FAQ: What is FIPS 140-2 and “Validated Cryptography”?

What is FIPS 140-2

As time marches on and technology develops, there’s a constant push and pull between information security and attempts to breach that security. Obscurity – simply hiding from sight – isn’t enough with automated processes capable of scanning any possible address looking for signs of life, so much of modern computer security comes down to cryptography.

Pretty much everyone has some experience with cryptography, from our childhood spy media to modern computer science. It’s a world full of advanced math, logical processes, and constant attacks. The US government uses cryptography to secure information against attacks from other countries and independent hacking groups, and that cryptography needs to live up to certain standards.

Those standards are outlined in FIPS 140-2 and its successor, FIPS 140-3. What are they? What is FIPS? What do you need to know, and do these standards apply to you? Let’s go through the most common questions. We won’t be getting into the weeds with deep, specific cryptography knowledge but rather the overall governmental frameworks and regulations, which is what really matters to any service provider looking to achieve certification to work with the government.

What is FIPS?

FIPS stands for the Federal Information Processing Standards. It’s an umbrella term that refers to a wide range of computer and information security standards developed by the US federal government. These standards are required by FISMA, the Federal Information Security Management/Modernization Act. They are developed by our favorite organization, the National Institute of Standards and Technology (NIST), and are approved by the secretary of commerce.

FISMA is part of the overall NIST Risk Management framework, or RMF.

FIPS governs a wide range of different aspects of information security and cybersecurity, including interoperability, physical hardware, and cryptography. The goal isn’t just to secure a system against intrusion – after all, locking a computer in a safe and burying that safe in concrete would be pretty secure – but to make sure that authorized parties can access it without obstruction.

What is FIPS

There are a lot of different FIPS sections.

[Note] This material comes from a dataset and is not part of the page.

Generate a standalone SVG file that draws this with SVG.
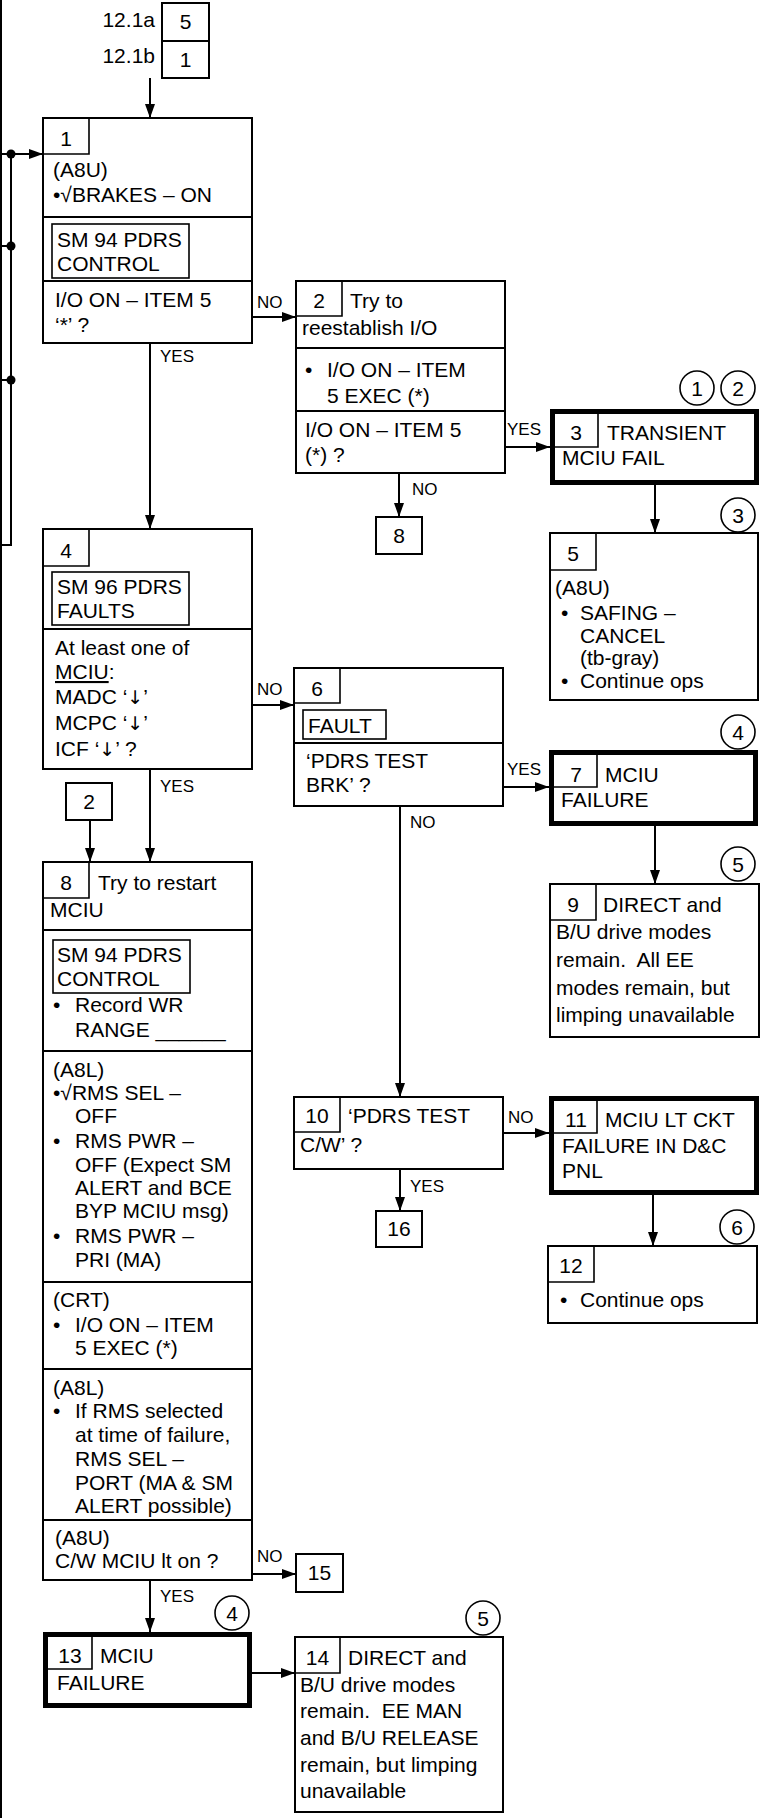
<svg xmlns="http://www.w3.org/2000/svg" width="764" height="1818" viewBox="0 0 764 1818">
<style>
.b{fill:#fff;stroke:#000;stroke-width:2}
.k{fill:#fff;stroke:#000;stroke-width:5}
.n{fill:none;stroke:#000;stroke-width:1.6}
.c{fill:none;stroke:#000;stroke-width:2}
.t{font-family:"Liberation Sans",Arial,sans-serif;font-size:21px;fill:#000;white-space:pre}
.m{text-anchor:middle}
.l{font-family:"Liberation Sans Narrow","Liberation Sans",Arial,sans-serif;font-size:17px;fill:#000}
.o{fill:none;stroke:#000;stroke-width:1.6}
.ar{font-family:"DejaVu Sans",sans-serif;font-size:19px}
</style>
<defs>
<marker id="a" viewBox="0 0 14 10" refX="14" refY="5" markerWidth="14" markerHeight="10" markerUnits="userSpaceOnUse" orient="auto"><path d="M0,0L14,5L0,10z" fill="#000"/></marker>
</defs>
<rect width="764" height="1818" fill="#fff"/>

<g id="left-bus">
<line class="c" x1="1" y1="0" x2="1" y2="1818"/>
<polyline class="c" points="11,154 11,545 0,545"/>
<line class="c" x1="0" y1="246" x2="11" y2="246"/>
<line class="c" x1="0" y1="380" x2="11" y2="380"/>
<circle cx="11" cy="154" r="4.5"/>
<circle cx="11" cy="246" r="4.5"/>
<circle cx="11" cy="380" r="4.5"/>
</g>

<g id="connectors">
<line class="c" x1="150" y1="78" x2="150" y2="118" marker-end="url(#a)"/>
<line class="c" x1="0" y1="154" x2="43" y2="154" marker-end="url(#a)"/>
<line class="c" x1="252" y1="317" x2="296" y2="317" marker-end="url(#a)"/>
<text class="l" x="257" y="308">NO</text>
<line class="c" x1="150" y1="343" x2="150" y2="529" marker-end="url(#a)"/>
<text class="l" x="160" y="362">YES</text>
<line class="c" x1="505" y1="447" x2="550" y2="447" marker-end="url(#a)"/>
<text class="l" x="507" y="435">YES</text>
<line class="c" x1="399" y1="473" x2="399" y2="517" marker-end="url(#a)"/>
<text class="l" x="412" y="495">NO</text>
<line class="c" x1="655" y1="485" x2="655" y2="533" marker-end="url(#a)"/>
<line class="c" x1="252" y1="705" x2="294" y2="705" marker-end="url(#a)"/>
<text class="l" x="257" y="695">NO</text>
<line class="c" x1="150" y1="769" x2="150" y2="862" marker-end="url(#a)"/>
<text class="l" x="160" y="792">YES</text>
<line class="c" x1="90" y1="820" x2="90" y2="862" marker-end="url(#a)"/>
<line class="c" x1="503" y1="787" x2="549" y2="787" marker-end="url(#a)"/>
<text class="l" x="507" y="775">YES</text>
<line class="c" x1="655" y1="826" x2="655" y2="884" marker-end="url(#a)"/>
<line class="c" x1="400" y1="806" x2="400" y2="1097" marker-end="url(#a)"/>
<text class="l" x="410" y="828">NO</text>
<line class="c" x1="503" y1="1133" x2="549" y2="1133" marker-end="url(#a)"/>
<text class="l" x="508" y="1123">NO</text>
<line class="c" x1="400" y1="1169" x2="400" y2="1211" marker-end="url(#a)"/>
<text class="l" x="410" y="1192">YES</text>
<line class="c" x1="653" y1="1195" x2="653" y2="1246" marker-end="url(#a)"/>
<line class="c" x1="252" y1="1574" x2="296" y2="1574" marker-end="url(#a)"/>
<text class="l" x="257" y="1562">NO</text>
<line class="c" x1="150" y1="1580" x2="150" y2="1632" marker-end="url(#a)"/>
<text class="l" x="160" y="1602">YES</text>
<line class="c" x1="252" y1="1673" x2="295" y2="1673" marker-end="url(#a)"/>
</g>

<g id="refs-top">
<text class="t" x="155" y="27" text-anchor="end">12.1a</text>
<rect class="b" x="162" y="3" width="47" height="38"/>
<text class="t m" x="185.5" y="29">5</text>
<text class="t" x="155" y="63" text-anchor="end">12.1b</text>
<rect class="b" x="162" y="41" width="47" height="37"/>
<text class="t m" x="185.5" y="67">1</text>
</g>

<g id="node1">
<rect class="b" x="43" y="118" width="209" height="225"/>
<path class="n" d="M43,154H89V118"/>
<text class="t m" x="66" y="146">1</text>
<text class="t" x="53" y="177">(A8U)</text>
<text class="t" x="53" y="202">•√BRAKES – ON</text>
<line class="c" x1="43" y1="217" x2="252" y2="217"/>
<rect class="n" x="52" y="224" width="137" height="54"/>
<text class="t" x="57" y="247">SM 94 PDRS</text>
<text class="t" x="57" y="271">CONTROL</text>
<line class="c" x1="43" y1="281" x2="252" y2="281"/>
<text class="t" x="55" y="307">I/O ON – ITEM 5</text>
<text class="t" x="55" y="332">‘*’ ?</text>
</g>

<g id="node2">
<rect class="b" x="296" y="281" width="209" height="192"/>
<path class="n" d="M296,316H342V281"/>
<text class="t m" x="319" y="308">2</text>
<text class="t" x="350" y="308">Try to</text>
<text class="t" x="302" y="335">reestablish I/O</text>
<line class="c" x1="296" y1="348" x2="505" y2="348"/>
<text class="t" x="305" y="377">•</text>
<text class="t" x="327" y="377">I/O ON – ITEM</text>
<text class="t" x="327" y="403">5 EXEC (*)</text>
<line class="c" x1="296" y1="411" x2="505" y2="411"/>
<text class="t" x="305" y="437">I/O ON – ITEM 5</text>
<text class="t" x="305" y="462">(*) ?</text>
</g>

<g id="ref8a">
<rect class="b" x="376" y="517" width="46" height="37"/>
<text class="t m" x="399" y="543">8</text>
</g>

<g id="node3">
<circle class="o" cx="697" cy="388" r="17"/>
<text class="t m" x="697" y="396">1</text>
<circle class="o" cx="738" cy="388" r="17"/>
<text class="t m" x="738" y="396">2</text>
<rect class="k" x="552.5" y="411.5" width="204" height="71"/>
<path class="n" d="M554,447H598V414"/>
<text class="t m" x="576" y="440">3</text>
<text class="t" x="607" y="440">TRANSIENT</text>
<text class="t" x="562" y="465">MCIU FAIL</text>
</g>

<g id="node5">
<circle class="o" cx="738" cy="515" r="17"/>
<text class="t m" x="738" y="523">3</text>
<rect class="b" x="550" y="533" width="208" height="167"/>
<path class="n" d="M550,570H596V533"/>
<text class="t m" x="573" y="561">5</text>
<text class="t" x="555" y="595">(A8U)</text>
<text class="t" x="561" y="620">•</text>
<text class="t" x="580" y="620">SAFING –</text>
<text class="t" x="580" y="643">CANCEL</text>
<text class="t" x="580" y="665">(tb-gray)</text>
<text class="t" x="561" y="688">•</text>
<text class="t" x="580" y="688">Continue ops</text>
</g>

<g id="node4">
<rect class="b" x="43" y="529" width="209" height="240"/>
<path class="n" d="M43,566H89V529"/>
<text class="t m" x="66" y="558">4</text>
<rect class="n" x="52" y="572" width="137" height="53"/>
<text class="t" x="57" y="594">SM 96 PDRS</text>
<text class="t" x="57" y="618">FAULTS</text>
<line class="c" x1="43" y1="629" x2="252" y2="629"/>
<text class="t" x="55" y="655">At least one of</text>
<text class="t" x="55" y="679"><tspan text-decoration="underline">MCIU</tspan>:</text>
<text class="t" x="55" y="704">MADC ‘<tspan class="ar">↓</tspan>’</text>
<text class="t" x="55" y="730">MCPC ‘<tspan class="ar">↓</tspan>’</text>
<text class="t" x="55" y="756">ICF ‘<tspan class="ar">↓</tspan>’ ?</text>
</g>

<g id="ref2">
<rect class="b" x="66" y="783" width="46" height="37"/>
<text class="t m" x="89" y="809">2</text>
</g>

<g id="node6">
<rect class="b" x="294" y="668" width="209" height="138"/>
<path class="n" d="M294,703H340V668"/>
<text class="t m" x="317" y="696">6</text>
<rect class="n" x="303" y="710" width="83" height="29"/>
<text class="t" x="308" y="733">FAULT</text>
<line class="c" x1="294" y1="743" x2="503" y2="743"/>
<text class="t" x="306" y="768">‘PDRS TEST</text>
<text class="t" x="306" y="792">BRK’ ?</text>
</g>

<g id="node7">
<circle class="o" cx="738" cy="732" r="17"/>
<text class="t m" x="738" y="740">4</text>
<rect class="k" x="551.5" y="752.5" width="204" height="71"/>
<path class="n" d="M554,787H597V755"/>
<text class="t m" x="576" y="782">7</text>
<text class="t" x="605" y="782">MCIU</text>
<text class="t" x="561" y="807">FAILURE</text>
</g>

<g id="node9">
<circle class="o" cx="738" cy="864" r="17"/>
<text class="t m" x="738" y="872">5</text>
<rect class="b" x="550" y="884" width="209" height="153"/>
<path class="n" d="M550,920H596V884"/>
<text class="t m" x="573" y="912">9</text>
<text class="t" x="603" y="912">DIRECT and</text>
<text class="t" x="556" y="939">B/U drive modes</text>
<text class="t" x="556" y="967">remain.  All EE</text>
<text class="t" x="556" y="995">modes remain, but</text>
<text class="t" x="556" y="1022">limping unavailable</text>
</g>

<g id="node8">
<rect class="b" x="43" y="862" width="209" height="718"/>
<path class="n" d="M43,898H89V862"/>
<text class="t m" x="66" y="890">8</text>
<text class="t" x="98" y="890">Try to restart</text>
<text class="t" x="50" y="917">MCIU</text>
<line class="c" x1="43" y1="930" x2="252" y2="930"/>
<rect class="n" x="53" y="940" width="137" height="53"/>
<text class="t" x="57" y="962">SM 94 PDRS</text>
<text class="t" x="57" y="986">CONTROL</text>
<text class="t" x="53" y="1012">•</text>
<text class="t" x="75" y="1012">Record WR</text>
<text class="t" x="75" y="1037">RANGE ______</text>
<line class="c" x1="43" y1="1051" x2="252" y2="1051"/>
<text class="t" x="53" y="1077">(A8L)</text>
<text class="t" x="53" y="1100">•√RMS SEL –</text>
<text class="t" x="75" y="1123">OFF</text>
<text class="t" x="53" y="1148">•</text>
<text class="t" x="75" y="1148">RMS PWR –</text>
<text class="t" x="75" y="1172">OFF (Expect SM</text>
<text class="t" x="75" y="1195">ALERT and BCE</text>
<text class="t" x="75" y="1218">BYP MCIU msg)</text>
<text class="t" x="53" y="1243">•</text>
<text class="t" x="75" y="1243">RMS PWR –</text>
<text class="t" x="75" y="1267">PRI (MA)</text>
<line class="c" x1="43" y1="1282" x2="252" y2="1282"/>
<text class="t" x="53" y="1307">(CRT)</text>
<text class="t" x="53" y="1332">•</text>
<text class="t" x="75" y="1332">I/O ON – ITEM</text>
<text class="t" x="75" y="1355">5 EXEC (*)</text>
<line class="c" x1="43" y1="1369" x2="252" y2="1369"/>
<text class="t" x="53" y="1395">(A8L)</text>
<text class="t" x="53" y="1418">•</text>
<text class="t" x="75" y="1418">If RMS selected</text>
<text class="t" x="75" y="1442">at time of failure,</text>
<text class="t" x="75" y="1466">RMS SEL –</text>
<text class="t" x="75" y="1490">PORT (MA &amp; SM</text>
<text class="t" x="75" y="1513">ALERT possible)</text>
<line class="c" x1="43" y1="1520" x2="252" y2="1520"/>
<text class="t" x="55" y="1545">(A8U)</text>
<text class="t" x="55" y="1568">C/W MCIU lt on ?</text>
</g>

<g id="node10">
<rect class="b" x="294" y="1097" width="209" height="72"/>
<path class="n" d="M294,1132H340V1097"/>
<text class="t m" x="317" y="1123">10</text>
<text class="t" x="348" y="1123">‘PDRS TEST</text>
<text class="t" x="300" y="1152">C/W’ ?</text>
</g>

<g id="node11">
<rect class="k" x="551.5" y="1098.5" width="205" height="94"/>
<path class="n" d="M554,1133H597V1101"/>
<text class="t m" x="576" y="1127">11</text>
<text class="t" x="605" y="1127">MCIU LT CKT</text>
<text class="t" x="562" y="1153">FAILURE IN D&amp;C</text>
<text class="t" x="562" y="1178">PNL</text>
</g>

<g id="ref16">
<rect class="b" x="376" y="1211" width="46" height="36"/>
<text class="t m" x="399" y="1236">16</text>
</g>

<g id="node12">
<circle class="o" cx="737" cy="1227" r="17"/>
<text class="t m" x="737" y="1235">6</text>
<rect class="b" x="548" y="1246" width="209" height="77"/>
<path class="n" d="M548,1282H594V1246"/>
<text class="t m" x="571" y="1273">12</text>
<text class="t" x="560" y="1307">•</text>
<text class="t" x="580" y="1307">Continue ops</text>
</g>

<g id="ref15">
<rect class="b" x="296" y="1554" width="47" height="38"/>
<text class="t m" x="319.5" y="1580">15</text>
</g>

<g id="node13">
<circle class="o" cx="232" cy="1613" r="17"/>
<text class="t m" x="232" y="1621">4</text>
<rect class="k" x="45.5" y="1634.5" width="204" height="71"/>
<path class="n" d="M48,1669H92V1637"/>
<text class="t m" x="70" y="1663">13</text>
<text class="t" x="100" y="1663">MCIU</text>
<text class="t" x="57" y="1690">FAILURE</text>
</g>

<g id="node14">
<circle class="o" cx="483" cy="1618" r="17"/>
<text class="t m" x="483" y="1626">5</text>
<rect class="b" x="295" y="1637" width="208" height="175"/>
<path class="n" d="M295,1673H340V1637"/>
<text class="t m" x="317.5" y="1665">14</text>
<text class="t" x="348" y="1665">DIRECT and</text>
<text class="t" x="300" y="1692">B/U drive modes</text>
<text class="t" x="300" y="1718">remain.  EE MAN</text>
<text class="t" x="300" y="1745">and B/U RELEASE</text>
<text class="t" x="300" y="1772">remain, but limping</text>
<text class="t" x="300" y="1798">unavailable</text>
</g>
</svg>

For example:

  • FIPS 137, the Federal Standard for Linear Predictive Coding
  • FIPS 140, the Security Requirements for Cryptographic Modules
  • FIPS 197, for rules regarding the AES Cipher
  • FIPS 199, the Standards for Security Categorization of Federal Information and Information Systems
  • FIPS 201, the Personal Identity Verification for Federal Employees and Contractors Standards

Today, of course, we’re focused on 140-2, the Security Requirements for Cryptographic Modules document. The full publication can be found here.

Who Has to Care About FIPS?

FIPS is a sort of middle-ground set of standards.

The highest importance in government – the classified and top secret information – is controlled by much higher standards. The same goes for the Department of Defense in general, all military agencies, and their various subcontractors and branches. These all tend to have high standards due to their level of importance and the potential disasters that could occur if they’re breached.

On the flip side, your regular everyday business, from retail outlets to fast food chains to service providers, doesn’t really have to live up to those same standards. There are industry standards, like ISO documents, that can provide enough cybersecurity protection to keep the business generally safe, though they often fall short. Cybercrime is rampant and is estimated to cost over $10 trillion around the world by next year.

A Government Agency

While private businesses can adhere to FIPS, they aren’t required to. So, who must adhere to FIPS? It’s the groups in the middle: government agencies, contractors, vendors, cloud service providers, and other businesses working with the government but which aren’t part of the defense network, aren’t defense contractors, and aren’t generally subject to those higher security levels.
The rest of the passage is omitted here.